Accordingly, the plaintiff may increase its addition to its reserve for losses in an amount necessary to offset any net increase in taxable income, as redetermined, as a result of the subsequent adjustment to the its federal income tax return. Plaintiffs motion for entitlement to increase its bad debt deduction for 1992 will be granted. However, plaintiffs motion for entitlement to increase its bad debt deduction to the amended maximum computation will be denied.

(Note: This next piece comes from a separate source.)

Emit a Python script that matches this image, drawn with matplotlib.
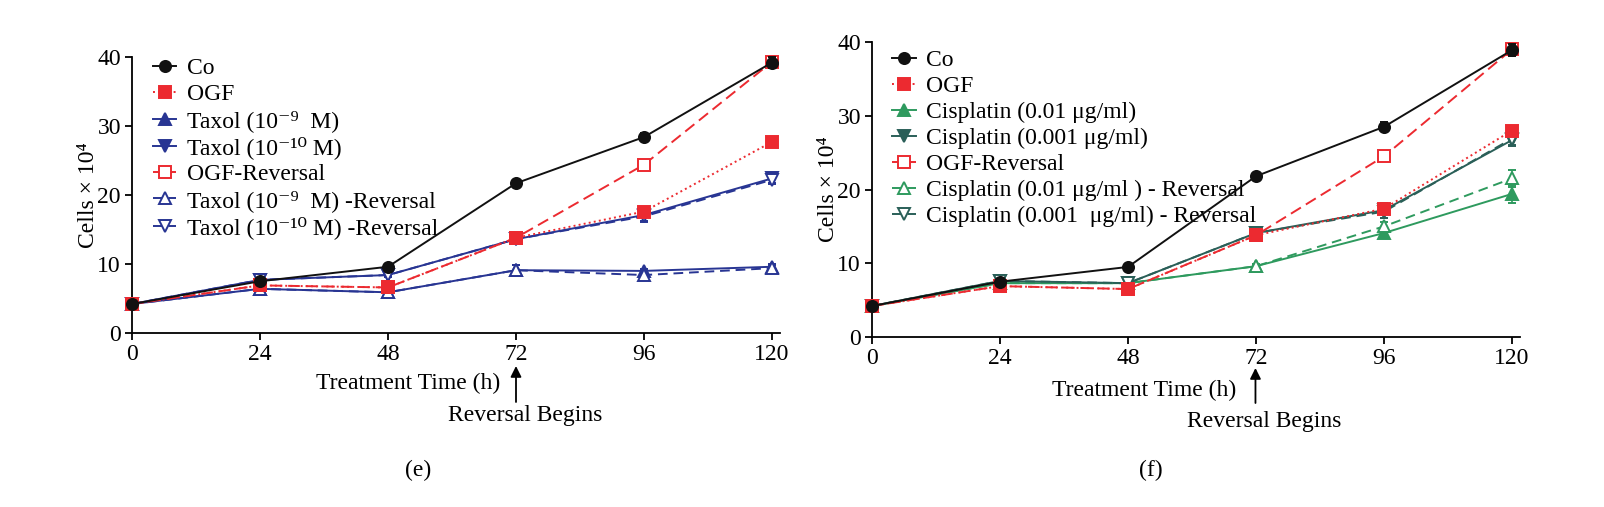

ADDITIONAL TAXABLE INCOME FOR 1992

Plaintiff has not omitted $31,506,486 in gross income from its return attributable to Carteret’s December 1992 activity. Plaintiffs 2000 amended return on Form 1120x shows that AmBase increased its consolidated gross income by that amount.
Carteret did not have taxable Federal Financial Assistance (“FFA”) that plaintiff omitted from its 1992 return. Defendant does not contest this issue in its opposition to plaintiffs motion for summary judgment or in its reply in support of its cross motion for summary judgment. In addition, defendant admits that Mr. Vortriede, a government expert regarding the calculation of FFA, specifically stated that Carteret has no taxable FFA for 1992.
Therefore, plaintiffs motion for partial summary judgment that plaintiff has not failed to list income on its amended 1992 return will be granted.

CONCLUSION

For the foregoing reasons, the plaintiffs motion for partial summary judgment will be GRANTED in part and DENIED in part. Plaintiff is entitled to amend its bad debt deduction. However, any additional bad debt deduction is limited to an amount necessary to offset any net increase in taxable income resulting from the adjustment to plaintiffs federal income tax return. Plaintiff did not fail to list income on its amended 1992 return.

. 26 C.F.R. § 1.593-6(a)(3) was applicable to Pre-1970 additions to reserve for losses on qualifying real property loans.